Standing on the grounds of Cliveden in Germantown, it’s easy to feel the weight of what happened here.
Musket fire tore through these walls during the 1777 Battle of Germantown. British soldiers barricaded themselves inside while Continental troops, including forces under George Washington, tried to break through.
The stone facade still bears the scars.
But Carolyn Wallace wants visitors to feel something else, too, writes Nathaly Suquinagua for Billy Penn at WHYY.
Wallace, Cliveden’s education director, is part of an effort to expand what the National Historic Landmark site means to the people who live in its shadow today.
Built in 1767 as a country retreat for attorney Benjamin Chew and occupied by seven generations of his family, Cliveden is a masterwork of Georgian architecture and one of Philadelphia’s most significant historic properties.
It is also the site of a plantation that depended on enslaved labor, a fact the institution is working to place at the center of how it tells its own story.
The Chew family left behind roughly 230,000 documents, now housed at the Historical Society of Pennsylvania.
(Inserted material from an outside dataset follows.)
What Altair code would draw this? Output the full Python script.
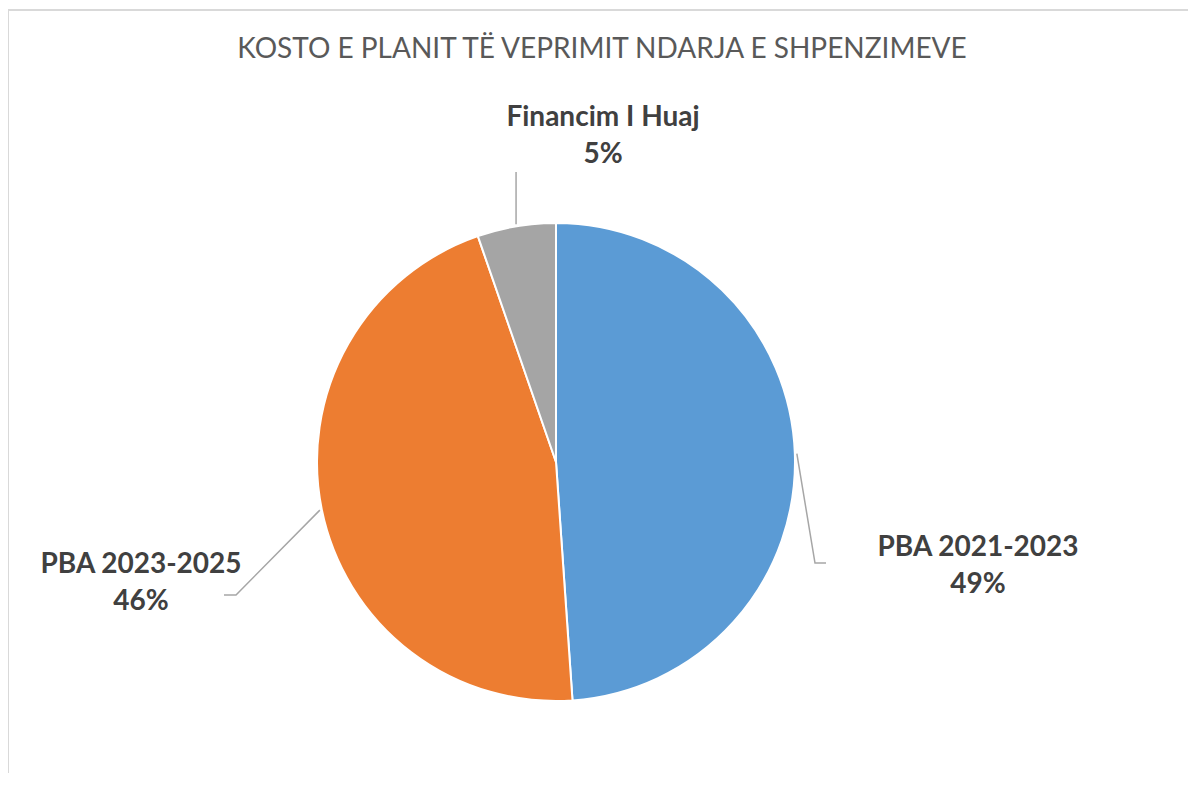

“There’s just so many stories that are in that record that we’re still unpacking,” Wallace said. Those records, she added, illuminate “a much larger network of enslavement here in the Mid-Atlantic.”
Cliveden now uses tours, exhibits, and community partnerships to close the distance between that history and the present.
Through a project called “Transcending Thresholds,” community members help shape the narratives the site tells.
The Revolution can feel like something that happened a long time ago and far away, Wallace said.
At Cliveden, she notes, it happened “right where you’re standing, right in your neighborhood.”